** Supplied information **
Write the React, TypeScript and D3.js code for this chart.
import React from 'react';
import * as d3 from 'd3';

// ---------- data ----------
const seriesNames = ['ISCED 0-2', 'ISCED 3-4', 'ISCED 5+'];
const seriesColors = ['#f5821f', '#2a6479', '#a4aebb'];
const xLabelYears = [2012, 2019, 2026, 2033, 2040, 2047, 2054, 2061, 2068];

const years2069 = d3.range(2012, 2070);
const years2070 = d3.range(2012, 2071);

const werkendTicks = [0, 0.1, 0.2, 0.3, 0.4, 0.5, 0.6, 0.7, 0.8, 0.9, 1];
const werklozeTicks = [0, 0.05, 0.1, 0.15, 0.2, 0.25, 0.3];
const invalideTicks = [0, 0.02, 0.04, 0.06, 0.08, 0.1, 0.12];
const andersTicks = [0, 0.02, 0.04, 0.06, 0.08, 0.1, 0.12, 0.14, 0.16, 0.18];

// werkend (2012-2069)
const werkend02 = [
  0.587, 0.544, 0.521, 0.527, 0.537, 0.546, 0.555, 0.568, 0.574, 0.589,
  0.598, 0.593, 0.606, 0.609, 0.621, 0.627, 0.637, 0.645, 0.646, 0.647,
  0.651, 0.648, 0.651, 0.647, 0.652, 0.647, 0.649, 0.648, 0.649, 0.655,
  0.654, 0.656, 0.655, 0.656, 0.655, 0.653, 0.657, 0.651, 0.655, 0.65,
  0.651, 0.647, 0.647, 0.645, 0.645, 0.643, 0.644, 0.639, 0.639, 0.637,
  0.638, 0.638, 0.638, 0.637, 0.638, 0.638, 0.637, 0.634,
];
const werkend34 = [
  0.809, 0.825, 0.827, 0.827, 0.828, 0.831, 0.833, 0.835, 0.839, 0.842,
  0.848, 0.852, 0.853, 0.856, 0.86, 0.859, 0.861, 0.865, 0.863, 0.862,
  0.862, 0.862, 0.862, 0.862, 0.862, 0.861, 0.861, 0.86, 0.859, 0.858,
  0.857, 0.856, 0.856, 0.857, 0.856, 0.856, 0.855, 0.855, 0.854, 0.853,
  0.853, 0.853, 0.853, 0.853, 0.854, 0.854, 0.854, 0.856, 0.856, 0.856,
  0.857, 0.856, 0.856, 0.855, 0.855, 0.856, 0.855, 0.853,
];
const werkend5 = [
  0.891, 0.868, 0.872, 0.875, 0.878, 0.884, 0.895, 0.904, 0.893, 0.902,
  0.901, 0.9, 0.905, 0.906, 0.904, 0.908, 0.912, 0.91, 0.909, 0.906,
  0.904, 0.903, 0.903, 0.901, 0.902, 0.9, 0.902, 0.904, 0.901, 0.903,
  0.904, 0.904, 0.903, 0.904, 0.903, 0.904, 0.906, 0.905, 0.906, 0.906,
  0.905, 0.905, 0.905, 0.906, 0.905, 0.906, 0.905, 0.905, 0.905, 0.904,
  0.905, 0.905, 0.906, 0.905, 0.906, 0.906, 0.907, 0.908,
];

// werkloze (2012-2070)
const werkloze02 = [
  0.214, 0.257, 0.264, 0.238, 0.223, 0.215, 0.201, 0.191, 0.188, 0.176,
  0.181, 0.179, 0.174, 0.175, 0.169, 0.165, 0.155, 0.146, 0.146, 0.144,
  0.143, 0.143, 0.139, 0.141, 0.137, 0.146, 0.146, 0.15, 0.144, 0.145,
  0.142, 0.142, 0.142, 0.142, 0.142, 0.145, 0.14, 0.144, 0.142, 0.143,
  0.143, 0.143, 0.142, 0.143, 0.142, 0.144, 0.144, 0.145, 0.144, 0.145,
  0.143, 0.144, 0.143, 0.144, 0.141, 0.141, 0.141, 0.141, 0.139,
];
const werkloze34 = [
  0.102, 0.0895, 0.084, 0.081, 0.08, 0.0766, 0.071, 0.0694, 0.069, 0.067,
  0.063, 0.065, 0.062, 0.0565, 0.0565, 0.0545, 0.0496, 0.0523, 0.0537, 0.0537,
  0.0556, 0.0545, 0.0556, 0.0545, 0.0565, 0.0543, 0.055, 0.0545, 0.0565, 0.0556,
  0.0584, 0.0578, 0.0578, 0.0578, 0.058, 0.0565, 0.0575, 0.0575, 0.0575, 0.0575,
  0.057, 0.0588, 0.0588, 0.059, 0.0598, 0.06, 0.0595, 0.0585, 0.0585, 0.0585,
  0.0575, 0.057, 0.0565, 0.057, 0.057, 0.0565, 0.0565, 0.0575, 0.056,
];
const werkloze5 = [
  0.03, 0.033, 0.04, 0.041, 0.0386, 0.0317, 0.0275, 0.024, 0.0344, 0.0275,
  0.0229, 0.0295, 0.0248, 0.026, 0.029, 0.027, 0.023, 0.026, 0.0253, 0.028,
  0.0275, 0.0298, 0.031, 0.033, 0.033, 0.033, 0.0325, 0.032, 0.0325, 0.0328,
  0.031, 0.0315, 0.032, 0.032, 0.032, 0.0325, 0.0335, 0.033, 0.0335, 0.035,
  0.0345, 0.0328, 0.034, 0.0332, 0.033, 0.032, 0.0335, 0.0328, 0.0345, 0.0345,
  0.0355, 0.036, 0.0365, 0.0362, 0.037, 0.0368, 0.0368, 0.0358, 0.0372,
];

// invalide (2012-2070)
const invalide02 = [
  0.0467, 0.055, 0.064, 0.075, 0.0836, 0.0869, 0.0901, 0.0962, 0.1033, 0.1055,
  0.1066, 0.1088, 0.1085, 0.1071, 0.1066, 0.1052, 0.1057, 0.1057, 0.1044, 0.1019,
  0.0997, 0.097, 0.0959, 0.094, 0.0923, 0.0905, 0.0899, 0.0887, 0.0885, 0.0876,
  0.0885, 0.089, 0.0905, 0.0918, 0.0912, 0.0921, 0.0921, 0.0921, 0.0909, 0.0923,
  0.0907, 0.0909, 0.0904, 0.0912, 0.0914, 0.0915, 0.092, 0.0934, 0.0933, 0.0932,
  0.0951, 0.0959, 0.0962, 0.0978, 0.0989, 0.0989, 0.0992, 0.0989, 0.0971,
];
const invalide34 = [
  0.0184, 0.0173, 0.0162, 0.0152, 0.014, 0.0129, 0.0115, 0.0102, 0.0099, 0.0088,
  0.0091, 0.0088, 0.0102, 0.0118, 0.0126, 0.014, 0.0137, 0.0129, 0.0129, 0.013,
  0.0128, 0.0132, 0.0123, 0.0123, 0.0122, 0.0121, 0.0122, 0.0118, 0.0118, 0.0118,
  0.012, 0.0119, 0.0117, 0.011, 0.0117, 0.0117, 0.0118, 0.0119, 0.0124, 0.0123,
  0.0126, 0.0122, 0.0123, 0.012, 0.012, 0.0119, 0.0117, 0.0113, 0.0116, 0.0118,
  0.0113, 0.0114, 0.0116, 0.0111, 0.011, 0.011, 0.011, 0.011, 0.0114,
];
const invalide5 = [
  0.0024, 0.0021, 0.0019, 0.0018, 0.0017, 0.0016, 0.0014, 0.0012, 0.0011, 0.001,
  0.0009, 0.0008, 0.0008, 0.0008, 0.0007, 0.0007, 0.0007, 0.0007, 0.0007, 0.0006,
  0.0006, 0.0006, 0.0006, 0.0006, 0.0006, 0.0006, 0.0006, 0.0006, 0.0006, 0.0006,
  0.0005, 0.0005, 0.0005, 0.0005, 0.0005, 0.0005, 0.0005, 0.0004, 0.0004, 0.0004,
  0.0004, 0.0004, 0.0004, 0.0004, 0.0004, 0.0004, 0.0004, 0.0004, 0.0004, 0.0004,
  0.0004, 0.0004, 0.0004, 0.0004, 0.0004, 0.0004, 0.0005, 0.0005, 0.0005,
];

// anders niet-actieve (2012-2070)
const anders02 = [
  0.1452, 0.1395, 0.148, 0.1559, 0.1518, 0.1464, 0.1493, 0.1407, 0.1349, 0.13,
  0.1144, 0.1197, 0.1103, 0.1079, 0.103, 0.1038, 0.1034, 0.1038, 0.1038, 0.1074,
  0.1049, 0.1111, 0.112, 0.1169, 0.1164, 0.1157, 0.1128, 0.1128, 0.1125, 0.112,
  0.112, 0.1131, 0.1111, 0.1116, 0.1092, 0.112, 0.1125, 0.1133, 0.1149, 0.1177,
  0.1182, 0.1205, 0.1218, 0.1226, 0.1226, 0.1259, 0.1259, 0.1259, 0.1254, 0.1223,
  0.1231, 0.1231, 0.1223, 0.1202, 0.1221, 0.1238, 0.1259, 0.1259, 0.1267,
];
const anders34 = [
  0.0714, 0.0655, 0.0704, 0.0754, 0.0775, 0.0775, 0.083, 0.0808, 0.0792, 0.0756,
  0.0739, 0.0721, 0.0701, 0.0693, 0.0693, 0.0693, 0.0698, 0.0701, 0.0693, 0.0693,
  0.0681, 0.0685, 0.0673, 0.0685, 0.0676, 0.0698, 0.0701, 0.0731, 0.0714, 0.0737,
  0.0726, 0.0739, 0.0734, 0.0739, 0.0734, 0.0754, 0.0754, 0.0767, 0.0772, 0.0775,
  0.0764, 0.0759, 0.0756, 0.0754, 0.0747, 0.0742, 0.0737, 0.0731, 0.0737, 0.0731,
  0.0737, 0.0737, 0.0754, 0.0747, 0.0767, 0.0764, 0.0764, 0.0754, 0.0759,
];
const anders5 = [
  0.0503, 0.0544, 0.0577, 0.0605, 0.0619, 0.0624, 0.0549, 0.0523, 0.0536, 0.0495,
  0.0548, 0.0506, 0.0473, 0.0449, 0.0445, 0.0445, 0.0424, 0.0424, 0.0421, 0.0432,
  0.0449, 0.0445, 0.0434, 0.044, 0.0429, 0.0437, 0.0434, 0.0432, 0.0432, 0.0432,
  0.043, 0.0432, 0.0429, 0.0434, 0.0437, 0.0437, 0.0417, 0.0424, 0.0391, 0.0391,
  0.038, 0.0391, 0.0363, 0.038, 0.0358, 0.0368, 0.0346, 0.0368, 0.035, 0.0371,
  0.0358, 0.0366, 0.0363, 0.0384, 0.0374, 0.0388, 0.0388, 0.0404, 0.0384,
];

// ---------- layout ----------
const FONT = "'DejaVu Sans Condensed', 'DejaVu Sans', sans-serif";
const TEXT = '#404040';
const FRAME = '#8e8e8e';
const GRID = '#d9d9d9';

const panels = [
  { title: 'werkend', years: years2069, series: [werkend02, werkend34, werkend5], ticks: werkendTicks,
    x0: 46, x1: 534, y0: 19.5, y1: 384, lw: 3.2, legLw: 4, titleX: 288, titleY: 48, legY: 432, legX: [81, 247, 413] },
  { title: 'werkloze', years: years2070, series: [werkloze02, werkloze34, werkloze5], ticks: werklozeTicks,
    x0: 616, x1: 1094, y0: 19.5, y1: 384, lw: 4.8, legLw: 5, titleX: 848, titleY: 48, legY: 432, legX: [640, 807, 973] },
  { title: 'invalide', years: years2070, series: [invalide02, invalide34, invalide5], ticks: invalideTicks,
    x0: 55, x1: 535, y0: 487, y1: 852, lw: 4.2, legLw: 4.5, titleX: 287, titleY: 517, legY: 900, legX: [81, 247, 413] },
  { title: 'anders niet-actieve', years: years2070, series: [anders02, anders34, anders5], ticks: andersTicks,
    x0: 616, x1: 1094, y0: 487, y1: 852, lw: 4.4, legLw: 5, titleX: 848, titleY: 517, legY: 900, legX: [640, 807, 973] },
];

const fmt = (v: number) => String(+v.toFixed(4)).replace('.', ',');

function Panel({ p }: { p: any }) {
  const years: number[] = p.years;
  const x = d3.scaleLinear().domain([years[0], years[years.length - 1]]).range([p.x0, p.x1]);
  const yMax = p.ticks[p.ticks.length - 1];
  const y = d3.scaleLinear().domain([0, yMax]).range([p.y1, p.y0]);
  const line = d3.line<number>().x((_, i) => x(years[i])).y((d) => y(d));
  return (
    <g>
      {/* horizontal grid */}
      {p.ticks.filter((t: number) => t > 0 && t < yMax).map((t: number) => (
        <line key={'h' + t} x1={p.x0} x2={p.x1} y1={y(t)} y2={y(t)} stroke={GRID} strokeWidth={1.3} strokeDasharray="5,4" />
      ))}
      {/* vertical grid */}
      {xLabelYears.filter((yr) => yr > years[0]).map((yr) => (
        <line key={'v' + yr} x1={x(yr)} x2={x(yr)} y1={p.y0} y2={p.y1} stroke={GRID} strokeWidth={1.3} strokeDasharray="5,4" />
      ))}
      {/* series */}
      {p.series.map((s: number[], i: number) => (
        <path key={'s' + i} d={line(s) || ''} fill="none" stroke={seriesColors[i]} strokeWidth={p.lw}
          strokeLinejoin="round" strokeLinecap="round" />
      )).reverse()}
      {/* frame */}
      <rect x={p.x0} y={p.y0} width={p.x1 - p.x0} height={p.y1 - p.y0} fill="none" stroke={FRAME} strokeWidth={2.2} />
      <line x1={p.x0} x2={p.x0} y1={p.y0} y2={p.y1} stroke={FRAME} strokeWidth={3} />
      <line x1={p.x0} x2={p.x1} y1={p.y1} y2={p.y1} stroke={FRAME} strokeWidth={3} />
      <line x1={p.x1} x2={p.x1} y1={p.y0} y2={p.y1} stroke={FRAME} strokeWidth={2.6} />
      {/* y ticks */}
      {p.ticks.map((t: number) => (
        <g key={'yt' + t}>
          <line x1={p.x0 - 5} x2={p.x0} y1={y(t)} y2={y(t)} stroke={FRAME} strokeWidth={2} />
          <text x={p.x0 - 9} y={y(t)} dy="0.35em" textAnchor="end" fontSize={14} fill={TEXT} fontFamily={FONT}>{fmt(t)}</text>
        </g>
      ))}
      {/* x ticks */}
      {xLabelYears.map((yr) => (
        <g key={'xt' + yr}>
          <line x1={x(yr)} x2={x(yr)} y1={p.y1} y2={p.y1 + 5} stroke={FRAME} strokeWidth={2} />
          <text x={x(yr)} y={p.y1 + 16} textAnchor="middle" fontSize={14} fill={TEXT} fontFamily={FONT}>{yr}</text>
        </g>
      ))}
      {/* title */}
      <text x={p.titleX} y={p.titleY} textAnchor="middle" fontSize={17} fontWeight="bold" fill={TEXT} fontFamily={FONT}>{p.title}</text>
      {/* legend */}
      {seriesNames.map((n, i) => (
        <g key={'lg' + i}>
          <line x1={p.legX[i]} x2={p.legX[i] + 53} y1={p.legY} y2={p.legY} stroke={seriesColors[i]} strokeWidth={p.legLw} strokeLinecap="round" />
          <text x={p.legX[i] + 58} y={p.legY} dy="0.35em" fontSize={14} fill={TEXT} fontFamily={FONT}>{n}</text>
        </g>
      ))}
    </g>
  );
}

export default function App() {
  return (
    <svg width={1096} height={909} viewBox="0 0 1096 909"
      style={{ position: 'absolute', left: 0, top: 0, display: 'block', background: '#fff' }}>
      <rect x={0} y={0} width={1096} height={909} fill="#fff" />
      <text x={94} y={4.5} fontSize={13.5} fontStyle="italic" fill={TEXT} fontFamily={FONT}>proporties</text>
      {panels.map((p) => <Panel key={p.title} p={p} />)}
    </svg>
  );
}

** What the exercise asks **
Give back exactly the material above from its opening line to the line bearing "0.14, 0.16, 0.18];".

** Task solution **
Write the React, TypeScript and D3.js code for this chart.
import React from 'react';
import * as d3 from 'd3';

// ---------- data ----------
const seriesNames = ['ISCED 0-2', 'ISCED 3-4', 'ISCED 5+'];
const seriesColors = ['#f5821f', '#2a6479', '#a4aebb'];
const xLabelYears = [2012, 2019, 2026, 2033, 2040, 2047, 2054, 2061, 2068];

const years2069 = d3.range(2012, 2070);
const years2070 = d3.range(2012, 2071);

const werkendTicks = [0, 0.1, 0.2, 0.3, 0.4, 0.5, 0.6, 0.7, 0.8, 0.9, 1];
const werklozeTicks = [0, 0.05, 0.1, 0.15, 0.2, 0.25, 0.3];
const invalideTicks = [0, 0.02, 0.04, 0.06, 0.08, 0.1, 0.12];
const andersTicks = [0, 0.02, 0.04, 0.06, 0.08, 0.1, 0.12, 0.14, 0.16, 0.18];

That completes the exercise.